Come Roberto Nicastro, anche Corrado Passera ha spiegato che Intesa Sanpaolo non ha problemi di finanziamento sui mercati, in quanto «ha già raggiunto il 100% di funding per il 2011». I due principali istituti di credito italiani, come annunciato, il prossimo 19 settembre usciranno dall’Eurostoxx 50, il principale paniere delle società europee a più elevata capitalizzazione, lasciando solo a Eni, settima società al mondo per potenza di fuoco, il compito di rappresentare l’Italia. Tanto per la cronaca, oggi UniCredit ha perso il 5,33%, mentre Ca de’Sass ha chiuso le contrattazioni a -4,82 per cento. Nonostante, in occasione dell’altro appuntamento cruciale per gli uomini di business italiani, il Meeting di Rimini, Corrado Passera si fosse dichiarato sereno sui bond italiani, nei confronti dei quali Intesa ha una posizione lorda pari a quasi 60 miliardi di euro. Insomma, le tensioni sul mercato interbancario non preoccupano, almeno in apparenza, né Piazza Cordusio né Ca de’Sass. Passera ha bollato come «avventate» le stime del Fmi sulle necessità di capitalizzazione delle banche europee, pari a 200 miliardi di euro. Nessun problema, dicono all’unisono Passera e Nicastro, sugli obiettivi per il 2011 fissati dai rispettivi piani industriali.
Più intricata la situazione della Banca popolare di Milano. «Basta che uno ci metta i soldi e tutti sono i benvenuti», ha detto a Cernobbio Massimo Ponzellini a proposito di Matteo Arpe. La Sator potrebbe investire fino a un massimo di 300 milioni nell’aumento di capitale di Bpm, e il nome dell’ex enfant prodige di Capitalia sarebbe gradito, secondo Repubblica, al direttore generale di Bankitalia, Fabrizio Saccomanni. Oggi a Villa d’Este Ponzellini ha sottolineato che «Arpe è un bravissimo manager, ma non ne abbiamo bisogno», e nemmeno lui, a detta del numero uno di Bpm, sarebbe interessato ad un ruolo esecutivo in Piazza Meda.
Alcune fonti interne alla banca sospettano che siano stati alcuni membri del consiglio di amministrazione a mettere in giro le voci su un ingresso operativo di Arpe. Con l’imminente chiusura di un aumento di capitale monstre, varato nel corso di una notevole tempesta finanziaria, i continui rumors rendono ulteriormente difficile il compito di Ponzellini e del direttore generale Enzo Chiesa.
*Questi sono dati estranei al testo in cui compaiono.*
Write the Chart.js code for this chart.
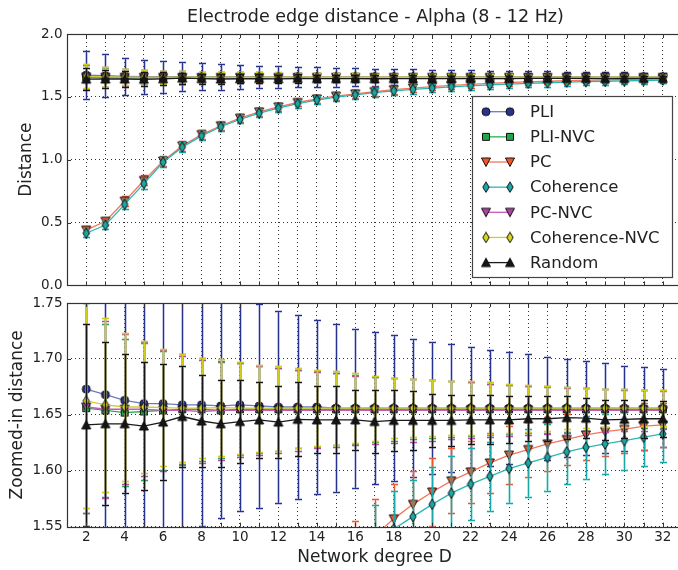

Bpm, tra l’altro, ha una piccola ma significativa partecipazione in Edison, altro match clou che con ogni probabilità sarà più chiaro lunedì prossimo, quando il ministro dello Sviluppo Economico Paolo Romani incontrerà il numero uno di Edf, Henri Proglio. Il nodo è lo scorporo di Edipower, che A2a vorrebbe accaparrarsi ma su cui Iren, la multi utility di Torino e Genova che ne detiene il 10%, ha posto il veto proprio oggi a Cernobbio: «Liquidarla ci piacerebbe tantissimo, ma un’eventuale liquidazione per noi deve avvenire senza alcuna minusvalenza» ha specificato il direttore generale Andrea Viero.
Anche Telecom, in questo momento, è sotto i riflettori. L’amministratore delegato, Marco Patuano, assicurando che all‘orizzonte non vi saranno nuove acquisizioni in Brasile dopo le ultime due operazioni, ha puntato l’attenzione sulla gara per l’utilizzo delle frequenze 4G, che nella giornata di ieri ha visto ben 31 rilanci per un totale di 2,5 miliardi di euro, dichiarando che «Difficilmente Telecom Italia spenderà meno di un miliardo».
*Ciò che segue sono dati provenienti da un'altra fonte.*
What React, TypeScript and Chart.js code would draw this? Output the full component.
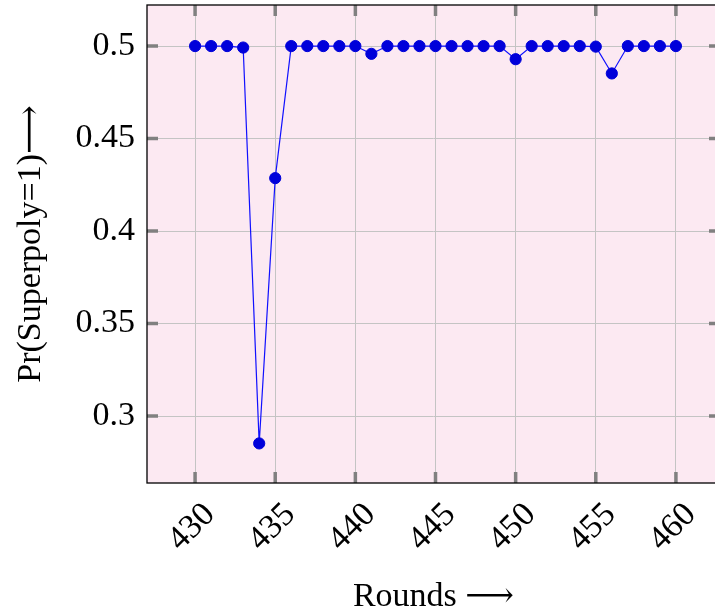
import React, { useEffect, useRef } from "react";
import { Chart, registerables } from "chart.js";

Chart.register(...registerables);

const rounds: number[] = [430, 431, 432, 433, 434, 435, 436, 437, 438, 439, 440, 441, 442, 443, 444, 445, 446, 447, 448, 449, 450, 451, 452, 453, 454, 455, 456, 457, 458, 459, 460];
const probs: number[] = [0.5, 0.5, 0.5, 0.4992, 0.2852, 0.4286, 0.5, 0.5, 0.5, 0.5, 0.5, 0.4958, 0.5, 0.5, 0.5, 0.5, 0.5, 0.5, 0.5, 0.5, 0.4929, 0.5, 0.5, 0.5, 0.5, 0.4997, 0.4852, 0.5, 0.5, 0.5, 0.5];
const xTicks: number[] = [430, 435, 440, 445, 450, 455, 460];
const yTicks: number[] = [0.3, 0.35, 0.4, 0.45, 0.5];

const FONT = "'Liberation Serif', 'DejaVu Serif', serif";

const frame = {
  id: "frame",
  beforeDraw(chart: any) {
    const { ctx, chartArea: a } = chart;
    ctx.save();
    ctx.fillStyle = "rgb(252,233,242)";
    ctx.fillRect(a.left, a.top, a.right - a.left, a.bottom - a.top);
    ctx.restore();
  },
  beforeDatasetsDraw(chart: any) {
    const { ctx, chartArea: a, scales } = chart;
    ctx.save();
    ctx.strokeStyle = "#808080";
    ctx.lineWidth = 3.5;
    const L = 11;
    for (const v of xTicks) {
      const x = scales.x.getPixelForValue(v);
      ctx.beginPath();
      ctx.moveTo(x, a.bottom);
      ctx.lineTo(x, a.bottom - L);
      ctx.moveTo(x, a.top);
      ctx.lineTo(x, a.top + L);
      ctx.stroke();
    }
    for (const v of yTicks) {
      const y = scales.y.getPixelForValue(v);
      ctx.beginPath();
      ctx.moveTo(a.left, y);
      ctx.lineTo(a.left + L, y);
      ctx.moveTo(a.right, y);
      ctx.lineTo(a.right - L, y);
      ctx.stroke();
    }
    ctx.strokeStyle = "#000";
    ctx.lineWidth = 1.3;
    ctx.strokeRect(a.left, a.top, a.right - a.left, a.bottom - a.top);
    ctx.restore();
  },
};

export default function App() {
  const ref = useRef<HTMLCanvasElement>(null);
  useEffect(() => {
    const chart = new Chart(ref.current!, {
      type: "line",
      data: {
        datasets: [
          {
            data: rounds.map((r, i) => ({ x: r, y: probs[i] })),
            borderColor: "#1010ff",
            borderWidth: 1.2,
            backgroundColor: "rgb(0,0,218)",
            pointBackgroundColor: "rgb(0,0,218)",
            pointBorderColor: "rgb(0,0,218)",
            pointBorderWidth: 1,
            pointRadius: 5.6,
            tension: 0,
          },
        ],
      },
      plugins: [frame],
      options: {
        animation: false,
        responsive: false,
        layout: { autoPadding: false, padding: { top: 5, right: 0, bottom: 0, left: 0 } },
        plugins: { legend: { display: false }, tooltip: { enabled: false } },
        scales: {
          x: {
            type: "linear",
            min: 427,
            max: 462.75,
            afterBuildTicks: (s: any) => {
              s.ticks = xTicks.map((v) => ({ value: v }));
            },
            afterFit: (s: any) => {
              s.height = 131;
              s.paddingLeft = 0;
              s.paddingRight = 0;
            },
            grid: { color: "#c4c4c4", lineWidth: 1, drawTicks: false },
            border: { display: false },
            ticks: {
              font: { family: FONT, size: 34 },
              color: "#000",
              minRotation: 45,
              maxRotation: 45,
              padding: 12,
              labelOffset: 15,
              callback: (v: any) => String(v),
            },
            title: {
              display: true,
              text: "Rounds ⟶",
              font: { family: FONT, size: 34, lineHeight: 1 },
              color: "#000",
              padding: { top: 0, bottom: 0 },
            },
          },
          y: {
            type: "linear",
            min: 0.2638,
            max: 0.5222,
            afterBuildTicks: (s: any) => {
              s.ticks = yTicks.map((v) => ({ value: v }));
            },
            afterFit: (s: any) => {
              s.width = 147;
              s.paddingTop = 0;
              s.paddingBottom = 0;
            },
            grid: { color: "#c4c4c4", lineWidth: 1, drawTicks: false },
            border: { display: false },
            ticks: {
              font: { family: FONT, size: 34 },
              color: "#000",
              padding: 12,
              callback: (v: any) => String(v),
            },
            title: {
              display: true,
              text: "Pr(Superpoly=1)⟶",
              font: { family: FONT, size: 34, lineHeight: 1 },
              color: "#000",
              padding: { top: 14, bottom: 0 },
            },
          },
        },
      },
    });
    return () => chart.destroy();
  }, []);
  return (
    <div style={{ position: "fixed", left: 0, top: 0, width: 715, height: 614, overflow: "hidden", background: "#fff" }}>
      <canvas ref={ref} width={720} height={614} style={{ width: 720, height: 614, display: "block" }} />
    </div>
  );
}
Sul fronte dell’Eni, come detto unica società italiana nel novero dei 50 big dei mercati europei, a 48 ore dal vertice di Parigi, sul futuro della Libia, non sono mancate conferme e smentite, per bocca del presidente Giuseppe Recchi, che ha bollato come «totalmente infondata» l’ipotesi che la Francia abbia ottenuto dal Cnt il 35% delle provviste nazionali libiche. Sul ripristino del Greenstream, il gasdotto che porta in Italia il gas di Tripoli, Recchi ha fornito una data: 15 ottobre prossimo. Sebbene i vertici del cane a sei zampe non amino parlare di politica, il presidente, utilizzando una metafora calzante per chi si occupa di energia, ha spiegato che la manovra va approvata il prima possibile, per togliere l’attenzione verso un Paese «più illuminato di quanto si meriti». «Siamo il maggiore contribuente italiano, nel 2010 abbiamo pagato 2,5 miliardi di euro di imposte, se ci sarà una nuova tassa la pagheremo» ha detto invece l’a.d. di Enel, Fulvio Conti. L’Ires al 10,5% avrà un sicuro impatto tanto sugli investimenti che sui dividendi del Gruppo, ha poi aggiunto. Al di là dei casi specifici, è più che altro la discussione sulla manovra, che la manovra stessa, a danneggiare i corsi azionari del parterre de roi della finanza italiana, riunito sulle sponde del Lago di Como.